Information provided:
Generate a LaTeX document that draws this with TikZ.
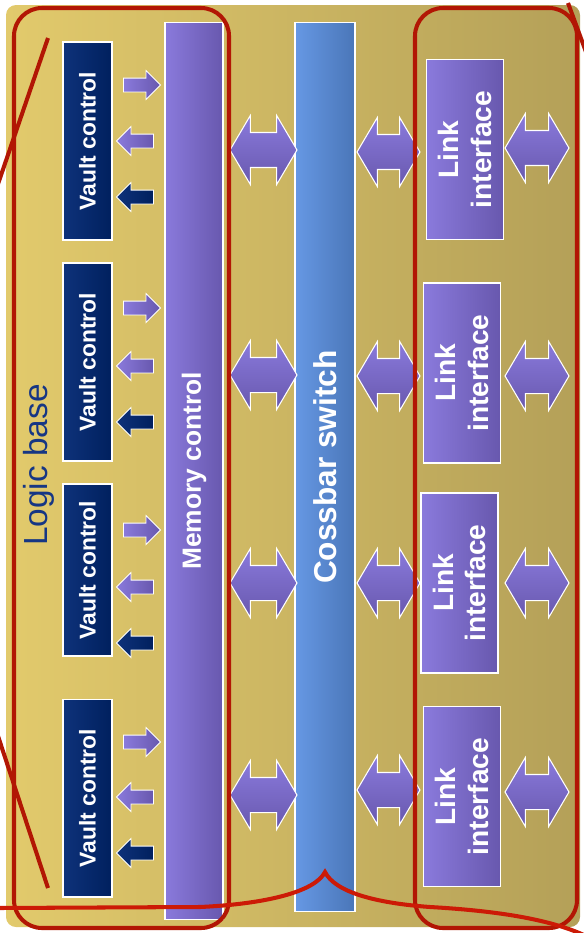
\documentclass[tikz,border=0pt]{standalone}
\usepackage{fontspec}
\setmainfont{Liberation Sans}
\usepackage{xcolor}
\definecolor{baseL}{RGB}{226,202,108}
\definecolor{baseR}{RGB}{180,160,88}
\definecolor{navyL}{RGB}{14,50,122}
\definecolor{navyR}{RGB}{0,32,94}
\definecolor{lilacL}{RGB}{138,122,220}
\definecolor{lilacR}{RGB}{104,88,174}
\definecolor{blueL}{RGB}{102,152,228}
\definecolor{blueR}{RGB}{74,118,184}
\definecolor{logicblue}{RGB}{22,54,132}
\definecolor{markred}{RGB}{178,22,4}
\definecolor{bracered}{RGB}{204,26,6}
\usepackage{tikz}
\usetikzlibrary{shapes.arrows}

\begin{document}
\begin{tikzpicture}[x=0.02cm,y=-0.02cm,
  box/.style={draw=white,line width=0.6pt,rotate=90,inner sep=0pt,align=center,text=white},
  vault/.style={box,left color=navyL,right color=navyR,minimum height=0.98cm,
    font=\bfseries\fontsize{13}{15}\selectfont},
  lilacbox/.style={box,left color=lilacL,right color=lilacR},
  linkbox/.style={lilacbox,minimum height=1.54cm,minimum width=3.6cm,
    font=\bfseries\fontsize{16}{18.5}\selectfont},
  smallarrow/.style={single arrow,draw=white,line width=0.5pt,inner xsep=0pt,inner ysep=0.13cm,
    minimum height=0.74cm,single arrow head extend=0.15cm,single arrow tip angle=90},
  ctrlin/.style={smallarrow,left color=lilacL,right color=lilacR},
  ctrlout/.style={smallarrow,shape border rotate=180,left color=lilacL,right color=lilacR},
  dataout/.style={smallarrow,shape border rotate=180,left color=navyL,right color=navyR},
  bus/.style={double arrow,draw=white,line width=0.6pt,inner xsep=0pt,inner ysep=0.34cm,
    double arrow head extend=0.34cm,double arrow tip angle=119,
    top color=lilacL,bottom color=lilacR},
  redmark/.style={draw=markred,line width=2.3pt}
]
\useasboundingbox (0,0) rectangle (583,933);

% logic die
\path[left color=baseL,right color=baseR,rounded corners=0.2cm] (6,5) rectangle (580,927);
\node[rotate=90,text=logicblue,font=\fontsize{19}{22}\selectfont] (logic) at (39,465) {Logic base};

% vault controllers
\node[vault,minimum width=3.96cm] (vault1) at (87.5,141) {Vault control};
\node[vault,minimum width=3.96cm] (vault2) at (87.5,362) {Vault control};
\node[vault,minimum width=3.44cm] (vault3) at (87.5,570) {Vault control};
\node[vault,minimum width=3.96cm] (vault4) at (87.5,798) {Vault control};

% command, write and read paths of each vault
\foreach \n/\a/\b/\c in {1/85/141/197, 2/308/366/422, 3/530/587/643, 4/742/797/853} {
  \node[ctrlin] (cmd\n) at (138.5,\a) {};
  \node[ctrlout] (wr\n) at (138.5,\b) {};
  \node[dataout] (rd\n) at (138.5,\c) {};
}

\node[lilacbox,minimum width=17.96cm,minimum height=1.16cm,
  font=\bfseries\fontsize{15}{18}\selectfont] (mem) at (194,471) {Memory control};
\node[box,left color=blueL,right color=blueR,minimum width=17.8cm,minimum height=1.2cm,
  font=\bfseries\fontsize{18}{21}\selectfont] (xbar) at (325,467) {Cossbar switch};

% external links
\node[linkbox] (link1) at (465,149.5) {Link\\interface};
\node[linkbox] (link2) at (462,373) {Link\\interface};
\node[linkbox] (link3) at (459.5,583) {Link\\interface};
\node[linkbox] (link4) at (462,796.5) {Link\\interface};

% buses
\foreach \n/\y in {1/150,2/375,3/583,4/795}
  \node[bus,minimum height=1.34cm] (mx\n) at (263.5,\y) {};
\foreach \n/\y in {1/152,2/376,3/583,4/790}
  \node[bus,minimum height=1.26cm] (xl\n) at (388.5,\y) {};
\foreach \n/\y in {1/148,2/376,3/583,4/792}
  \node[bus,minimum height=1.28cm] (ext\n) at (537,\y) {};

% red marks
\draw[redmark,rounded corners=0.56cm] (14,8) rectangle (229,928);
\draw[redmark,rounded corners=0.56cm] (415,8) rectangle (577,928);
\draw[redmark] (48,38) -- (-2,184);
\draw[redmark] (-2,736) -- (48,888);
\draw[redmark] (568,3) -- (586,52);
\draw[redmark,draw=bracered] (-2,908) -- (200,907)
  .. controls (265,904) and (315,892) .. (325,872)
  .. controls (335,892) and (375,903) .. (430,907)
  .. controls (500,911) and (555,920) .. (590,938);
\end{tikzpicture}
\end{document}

Given request: Transcribe the preceding listing in its entirety and with exact wording, leaving out pictures.

Answer to the exercise:
Generate a LaTeX document that draws this with TikZ.
\documentclass[tikz,border=0pt]{standalone}
\usepackage{fontspec}
\setmainfont{Liberation Sans}
\usepackage{xcolor}
\definecolor{baseL}{RGB}{226,202,108}
\definecolor{baseR}{RGB}{180,160,88}
\definecolor{navyL}{RGB}{14,50,122}
\definecolor{navyR}{RGB}{0,32,94}
\definecolor{lilacL}{RGB}{138,122,220}
\definecolor{lilacR}{RGB}{104,88,174}
\definecolor{blueL}{RGB}{102,152,228}
\definecolor{blueR}{RGB}{74,118,184}
\definecolor{logicblue}{RGB}{22,54,132}
\definecolor{markred}{RGB}{178,22,4}
\definecolor{bracered}{RGB}{204,26,6}
\usepackage{tikz}
\usetikzlibrary{shapes.arrows}

\begin{document}
\begin{tikzpicture}[x=0.02cm,y=-0.02cm,
  box/.style={draw=white,line width=0.6pt,rotate=90,inner sep=0pt,align=center,text=white},
  vault/.style={box,left color=navyL,right color=navyR,minimum height=0.98cm,
    font=\bfseries\fontsize{13}{15}\selectfont},
  lilacbox/.style={box,left color=lilacL,right color=lilacR},
  linkbox/.style={lilacbox,minimum height=1.54cm,minimum width=3.6cm,
    font=\bfseries\fontsize{16}{18.5}\selectfont},
  smallarrow/.style={single arrow,draw=white,line width=0.5pt,inner xsep=0pt,inner ysep=0.13cm,
    minimum height=0.74cm,single arrow head extend=0.15cm,single arrow tip angle=90},
  ctrlin/.style={smallarrow,left color=lilacL,right color=lilacR},
  ctrlout/.style={smallarrow,shape border rotate=180,left color=lilacL,right color=lilacR},
  dataout/.style={smallarrow,shape border rotate=180,left color=navyL,right color=navyR},
  bus/.style={double arrow,draw=white,line width=0.6pt,inner xsep=0pt,inner ysep=0.34cm,
    double arrow head extend=0.34cm,double arrow tip angle=119,
    top color=lilacL,bottom color=lilacR},
  redmark/.style={draw=markred,line width=2.3pt}
]
\useasboundingbox (0,0) rectangle (583,933);

% logic die
\path[left color=baseL,right color=baseR,rounded corners=0.2cm] (6,5) rectangle (580,927);
\node[rotate=90,text=logicblue,font=\fontsize{19}{22}\selectfont] (logic) at (39,465) {Logic base};

% vault controllers
\node[vault,minimum width=3.96cm] (vault1) at (87.5,141) {Vault control};
\node[vault,minimum width=3.96cm] (vault2) at (87.5,362) {Vault control};
\node[vault,minimum width=3.44cm] (vault3) at (87.5,570) {Vault control};
\node[vault,minimum width=3.96cm] (vault4) at (87.5,798) {Vault control};

% command, write and read paths of each vault
\foreach \n/\a/\b/\c in {1/85/141/197, 2/308/366/422, 3/530/587/643, 4/742/797/853} {
  \node[ctrlin] (cmd\n) at (138.5,\a) {};
  \node[ctrlout] (wr\n) at (138.5,\b) {};
  \node[dataout] (rd\n) at (138.5,\c) {};
}

\node[lilacbox,minimum width=17.96cm,minimum height=1.16cm,
  font=\bfseries\fontsize{15}{18}\selectfont] (mem) at (194,471) {Memory control};
\node[box,left color=blueL,right color=blueR,minimum width=17.8cm,minimum height=1.2cm,
  font=\bfseries\fontsize{18}{21}\selectfont] (xbar) at (325,467) {Cossbar switch};

% external links
\node[linkbox] (link1) at (465,149.5) {Link\\interface};
\node[linkbox] (link2) at (462,373) {Link\\interface};
\node[linkbox] (link3) at (459.5,583) {Link\\interface};
\node[linkbox] (link4) at (462,796.5) {Link\\interface};

% buses
\foreach \n/\y in {1/150,2/375,3/583,4/795}
  \node[bus,minimum height=1.34cm] (mx\n) at (263.5,\y) {};
\foreach \n/\y in {1/152,2/376,3/583,4/790}
  \node[bus,minimum height=1.26cm] (xl\n) at (388.5,\y) {};
\foreach \n/\y in {1/148,2/376,3/583,4/792}
  \node[bus,minimum height=1.28cm] (ext\n) at (537,\y) {};

% red marks
\draw[redmark,rounded corners=0.56cm] (14,8) rectangle (229,928);
\draw[redmark,rounded corners=0.56cm] (415,8) rectangle (577,928);
\draw[redmark] (48,38) -- (-2,184);
\draw[redmark] (-2,736) -- (48,888);
\draw[redmark] (568,3) -- (586,52);
\draw[redmark,draw=bracered] (-2,908) -- (200,907)
  .. controls (265,904) and (315,892) .. (325,872)
  .. controls (335,892) and (375,903) .. (430,907)
  .. controls (500,911) and (555,920) .. (590,938);
\end{tikzpicture}
\end{document}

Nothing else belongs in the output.